» Directions for this task: Look through the records below and collect all lines that hold the string "with".

» Exercise input:

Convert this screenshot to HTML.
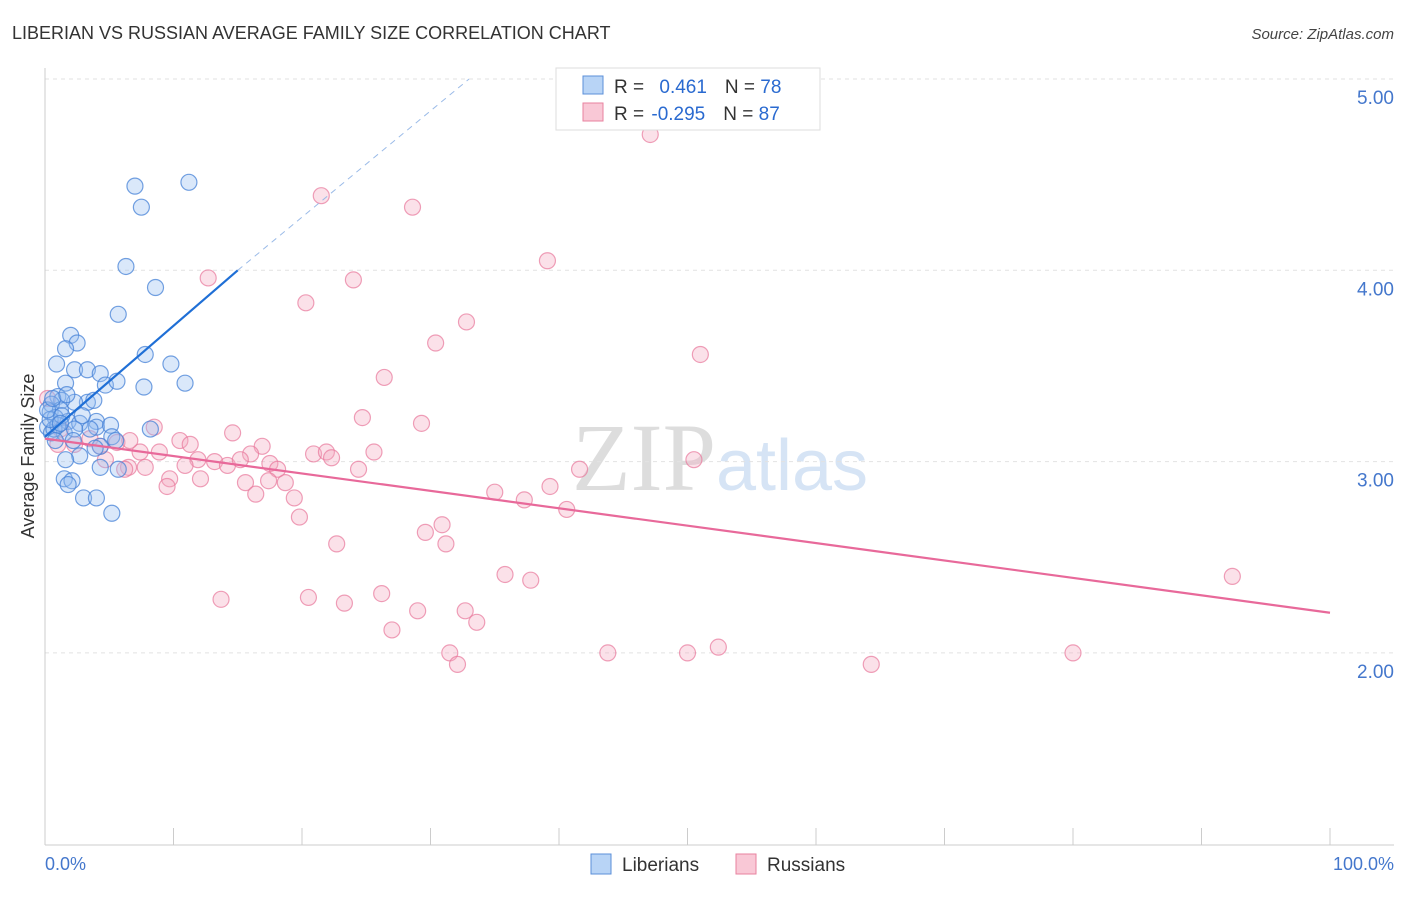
<!DOCTYPE html>
<html><head><meta charset="utf-8"><style>
body{margin:0;background:#fff;font-family:"Liberation Sans",sans-serif;}
svg text{font-family:"Liberation Sans",sans-serif;}
</style></head><body>
<svg id="chart" width="1406" height="892" xmlns="http://www.w3.org/2000/svg">
<text x="12" y="39" font-size="18" fill="#333">LIBERIAN VS RUSSIAN AVERAGE FAMILY SIZE CORRELATION CHART</text>
<text x="1394" y="39" font-size="15" fill="#444" text-anchor="end" font-style="italic">Source: ZipAtlas.com</text>
<text x="720" y="490" font-size="96" fill="#e8e8e8" text-anchor="middle" font-family="Liberation Serif"><tspan fill="#dddddd" font-family="Liberation Serif">ZIP</tspan><tspan fill="#d6e4f5" font-family="Liberation Sans" font-size="72">atlas</tspan></text>
<g id="grid"></g>
<g id="axes"></g>
<g id="pts"></g>
<g id="lines"></g>
<text transform="translate(34,456) rotate(-90)" font-size="18" fill="#333" text-anchor="middle">Average Family Size</text>
<text x="45" y="870" font-size="18" fill="#4477cc">0.0%</text>
<text x="1394" y="870" font-size="18" fill="#4477cc" text-anchor="end">100.0%</text>
<g>
<rect x="556" y="68" width="264" height="62" fill="#fff" stroke="#ddd"/>
<rect x="583" y="76" width="20" height="18" fill="#b8d4f6" stroke="#5b8fd8"/>
<rect x="583" y="103" width="20" height="18" fill="#f9c8d6" stroke="#e8829f"/>
<text x="614" y="93" font-size="19" fill="#333">R =  <tspan fill="#2a6ad0" dx="10">0.461</tspan><tspan dx="18">N = </tspan><tspan fill="#2a6ad0">78</tspan></text>
<text x="614" y="120" font-size="19" fill="#333">R = <tspan fill="#2a6ad0" dx="2">-0.295</tspan><tspan dx="18">N = </tspan><tspan fill="#2a6ad0">87</tspan></text>
</g>
<g>
<rect x="591" y="854" width="20" height="20" fill="#b8d4f6" stroke="#5b8fd8"/>
<text x="622" y="871" font-size="19" fill="#333">Liberians</text>
<rect x="736" y="854" width="20" height="20" fill="#f9c8d6" stroke="#e8829f"/>
<text x="767" y="871" font-size="19" fill="#333">Russians</text>
</g>
</svg>
<script>
const yTicks=[2,3,4,5];
const yTickLabels=["2.00","3.00","4.00","5.00"];
const blueX=[7.0,11.2,7.5,6.3,8.6,5.7,2.0,2.5,1.6,0.9,7.8,9.8,2.3,3.3,4.3,1.6,4.7,5.6,7.7,10.9,1.0,3.3,3.8,2.3,1.3,0.5,0.4,1.2,0.8,1.8,2.7,4.0,4.0,3.5,5.1,8.2,0.2,0.5,1.5,2.3,5.2,5.5,4.3,3.9,2.7,1.6,4.3,5.7,1.5,2.1,1.8,3.0,4.0,5.2,0.7,1.0,0.4,0.2,1.3,0.8,2.2,1.2,2.9,0.6,1.7];
const blueY=[4.44,4.46,4.33,4.02,3.91,3.77,3.66,3.62,3.59,3.51,3.56,3.51,3.48,3.48,3.46,3.41,3.40,3.42,3.39,3.41,3.34,3.31,3.32,3.31,3.32,3.30,3.26,3.27,3.23,3.21,3.20,3.21,3.18,3.17,3.19,3.17,3.18,3.15,3.15,3.17,3.13,3.11,3.08,3.07,3.03,3.01,2.97,2.96,2.91,2.90,2.88,2.81,2.81,2.73,3.17,3.19,3.22,3.27,3.24,3.11,3.11,3.20,3.24,3.33,3.35];
const pinkX=[47.1,21.5,28.6,39.1,12.7,24.0,20.3,32.8,30.4,51.0,26.4,0.2,24.7,29.3,8.5,14.6,10.5,11.3,16.9,5.6,2.3,4.3,1.0,7.4,8.9,20.9,21.9,25.6,16.0,13.2,11.9,10.9,14.2,15.2,17.5,22.3,24.4,18.1,50.5,41.6,6.5,7.8,9.7,9.5,12.1,15.6,17.4,18.7,16.4,19.4,19.8,35.0,37.3,39.3,40.6,30.9,29.6,31.2,22.7,35.8,37.8,92.4,13.7,20.5,23.3,26.2,29.0,32.7,33.6,27.0,31.5,32.1,43.8,50.0,52.4,64.3,80.0,3.5,6.6,1.2,4.7,6.2];
const pinkY=[4.71,4.39,4.33,4.05,3.96,3.95,3.83,3.73,3.62,3.56,3.44,3.33,3.23,3.20,3.18,3.15,3.11,3.09,3.08,3.10,3.09,3.08,3.09,3.05,3.05,3.04,3.05,3.05,3.04,3.00,3.01,2.98,2.98,3.01,2.99,3.02,2.96,2.96,3.01,2.96,2.97,2.97,2.91,2.87,2.91,2.89,2.90,2.89,2.83,2.81,2.71,2.84,2.80,2.87,2.75,2.67,2.63,2.57,2.57,2.41,2.38,2.40,2.28,2.29,2.26,2.31,2.22,2.22,2.16,2.12,2.00,1.94,2.00,2.00,2.03,1.94,2.00,3.12,3.11,3.17,3.01,2.96];
const blueLine={x0:0,y0:3.13,x1:15,y1:4.0,xd:33,yd:5.0};
const pinkLine={x0:0,y0:3.12,x1:100,y1:2.21};
const sx=v=>45+v*12.85;
const sy=v=>79+(5-v)*191.3;
const NS="http://www.w3.org/2000/svg";
function mk(tag,attrs,parent){const e=document.createElementNS(NS,tag);for(const k in attrs)e.setAttribute(k,attrs[k]);parent.appendChild(e);return e;}
const grid=document.getElementById('grid'),axes=document.getElementById('axes'),pts=document.getElementById('pts'),lines=document.getElementById('lines');
yTicks.forEach((t,i)=>{
 const l=mk('line',{x1:45,x2:1394,y1:sy(t),y2:sy(t),stroke:'#e2e2e2','stroke-dasharray':'4,4'},grid);
 
 
 const tx=mk('text',{x:1394,y:sy(t)+25,'font-size':19,fill:'#4477cc','text-anchor':'end'},grid);
 tx.textContent=yTickLabels[i];
 
 
});
mk('line',{x1:45,x2:1394,y1:845,y2:845,stroke:'#ccc'},axes);
mk('line',{x1:45,x2:45,y1:68,y2:845,stroke:'#ccc'},axes);
for(let i=0;i<=10;i++){
 const t=mk('line',{x1:sx(i*10),x2:sx(i*10),y1:828,y2:845,stroke:'#ccc'},axes);
 
 
}
pinkX.forEach((x,i)=>{
 const c=mk('circle',{cx:sx(x),cy:sy(pinkY[i]),r:8,fill:'rgba(244,170,192,0.35)',stroke:'rgba(232,120,155,0.7)','stroke-width':1.2},pts);
 
 
});
blueX.forEach((x,i)=>{
 const c=mk('circle',{cx:sx(x),cy:sy(blueY[i]),r:8,fill:'rgba(150,190,240,0.35)',stroke:'rgba(70,130,215,0.75)','stroke-width':1.2},pts);
 
 
});
const bl=mk('line',{x1:sx(blueLine.x0),y1:sy(blueLine.y0),x2:sx(blueLine.x1),y2:sy(blueLine.y1),stroke:'#1f6fd6','stroke-width':2.2},lines);


const bd=mk('line',{x1:sx(blueLine.x1),y1:sy(blueLine.y1),x2:sx(blueLine.xd),y2:sy(blueLine.yd),stroke:'#9bbbe8','stroke-width':1,'stroke-dasharray':'6,5'},lines);


const pl=mk('line',{x1:sx(pinkLine.x0),y1:sy(pinkLine.y0),x2:sx(pinkLine.x1),y2:sy(pinkLine.y1),stroke:'#e8699a','stroke-width':2.2},lines);


</script>
</body></html>
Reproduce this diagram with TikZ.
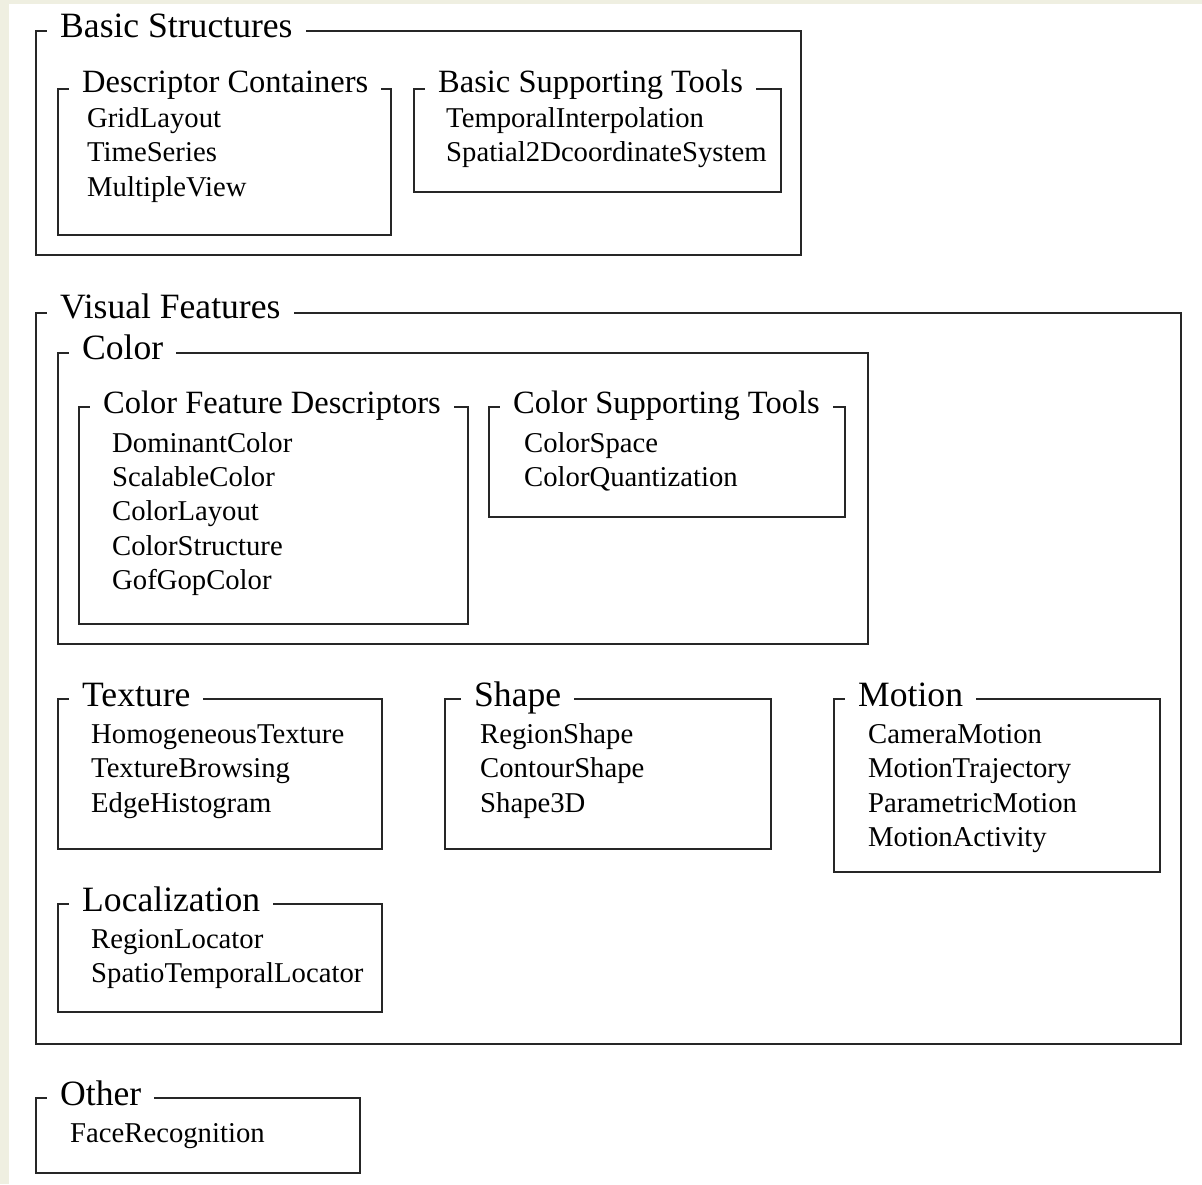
\documentclass[tikz,border=0pt]{standalone}
\usepackage{fontspec}
\setmainfont{Liberation Serif}
\definecolor{paper}{HTML}{EFEFE1}
\begin{document}
\begin{tikzpicture}[
		x=1pt, y=-1pt,
		groupbox/.style={
				rectangle,
				draw=black!85,
				line width=1.9pt,
				anchor=north west,
				inner sep=0pt
			},
		grouptitle/.style={
				fill=white,
				inner xsep=13pt,
				inner ysep=3pt,
				anchor=base west,
				font=\fontsize{35.6}{40}\selectfont
			},
		subtitle/.style={grouptitle, font=\fontsize{32.5}{38}\selectfont},
		item/.style={
				anchor=base west,
				inner sep=0pt,
				font=\fontsize{28.7}{34}\selectfont
			}
	]

	% Background
	\useasboundingbox (0,0) rectangle (1202,1184);
	\fill[paper] (0,0) rectangle (1202,1184);
	\fill[white] (9,4) rectangle (1202,1184);

	% Basic Structures
	\node[groupbox, minimum width=765pt, minimum height=224pt] (basic) at (35,30) {};
	\node[grouptitle] (basictitle) at (47,37) {Basic Structures};

	\node[groupbox, minimum width=333pt, minimum height=146pt] (containers) at (57,88) {};
	\node[subtitle] (containerstitle) at (69,92) {Descriptor Containers};
	\foreach \t [count=\i] in {GridLayout,TimeSeries,MultipleView}
		\node[item] (containers-\i) at (87,127+34.6*\i-34.6) {\t};

	\node[groupbox, minimum width=367pt, minimum height=103pt] (basictools) at (413,88) {};
	\node[subtitle] (basictoolstitle) at (425,92) {Basic Supporting Tools};
	\foreach \t [count=\i] in {TemporalInterpolation,Spatial2DcoordinateSystem}
		\node[item] (basictools-\i) at (446,127+34.6*\i-34.6) {\t};

	% Visual Features
	\node[groupbox, minimum width=1145pt, minimum height=731pt] (visual) at (35,312) {};
	\node[grouptitle] (visualtitle) at (47,318) {Visual Features};

	\node[groupbox, minimum width=810pt, minimum height=291pt] (color) at (57,352) {};
	\node[grouptitle] (colortitle) at (69,359) {Color};

	\node[groupbox, minimum width=389pt, minimum height=217pt] (colordesc) at (78,406) {};
	\node[subtitle] (colordesctitle) at (90,413) {Color Feature Descriptors};
	\foreach \t [count=\i] in {DominantColor,ScalableColor,ColorLayout,ColorStructure,GofGopColor}
		\node[item] (colordesc-\i) at (112,452+34.4*\i-34.4) {\t};

	\node[groupbox, minimum width=356pt, minimum height=110pt] (colortools) at (488,406) {};
	\node[subtitle] (colortoolstitle) at (500,413) {Color Supporting Tools};
	\foreach \t [count=\i] in {ColorSpace,ColorQuantization}
		\node[item] (colortools-\i) at (524,452+34.4*\i-34.4) {\t};

	\node[groupbox, minimum width=324pt, minimum height=150pt] (texture) at (57,698) {};
	\node[grouptitle] (texturetitle) at (69,706) {Texture};
	\foreach \t [count=\i] in {HomogeneousTexture,TextureBrowsing,EdgeHistogram}
		\node[item] (texture-\i) at (91,743+34.6*\i-34.6) {\t};

	\node[groupbox, minimum width=326pt, minimum height=150pt] (shape) at (444,698) {};
	\node[grouptitle] (shapetitle) at (461,706) {Shape};
	\foreach \t [count=\i] in {RegionShape,ContourShape,Shape3D}
		\node[item] (shape-\i) at (480,743+34.6*\i-34.6) {\t};

	\node[groupbox, minimum width=326pt, minimum height=173pt] (motion) at (833,698) {};
	\node[grouptitle] (motiontitle) at (845,706) {Motion};
	\foreach \t [count=\i] in {CameraMotion,MotionTrajectory,ParametricMotion,MotionActivity}
		\node[item] (motion-\i) at (868,743+34.6*\i-34.6) {\t};

	\node[groupbox, minimum width=324pt, minimum height=108pt] (local) at (57,903) {};
	\node[grouptitle] (localtitle) at (69,911) {Localization};
	\foreach \t [count=\i] in {RegionLocator,SpatioTemporalLocator}
		\node[item] (local-\i) at (91,948+34.6*\i-34.6) {\t};

	% Other
	\node[groupbox, minimum width=324pt, minimum height=75pt] (other) at (35,1097) {};
	\node[grouptitle] (othertitle) at (47,1105) {Other};
	\node[item] (other-1) at (70,1142) {FaceRecognition};

\end{tikzpicture}
\end{document}
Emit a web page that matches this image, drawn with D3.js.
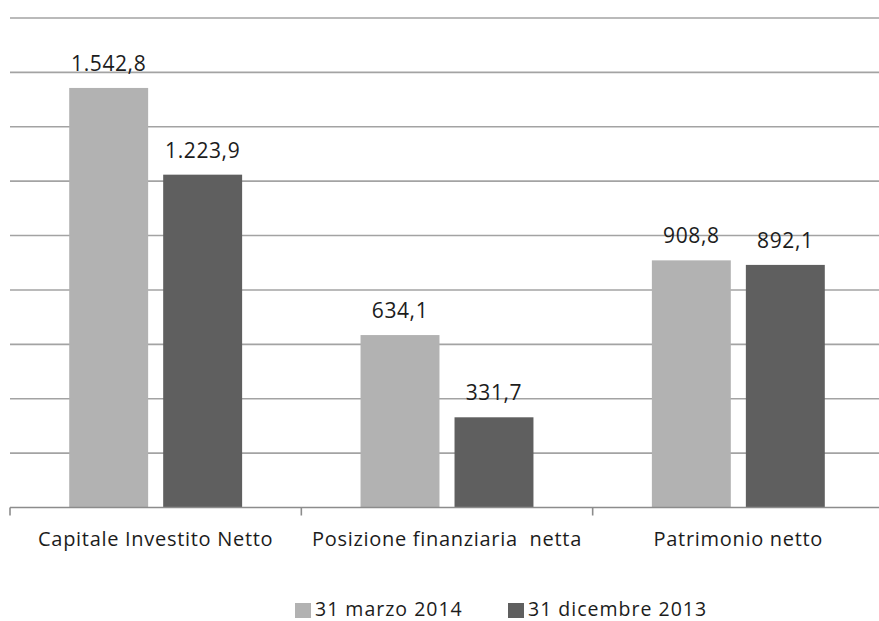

» Complete response:
Reproduce this diagram with TikZ.
Emit a web page that matches this image, drawn with D3.js.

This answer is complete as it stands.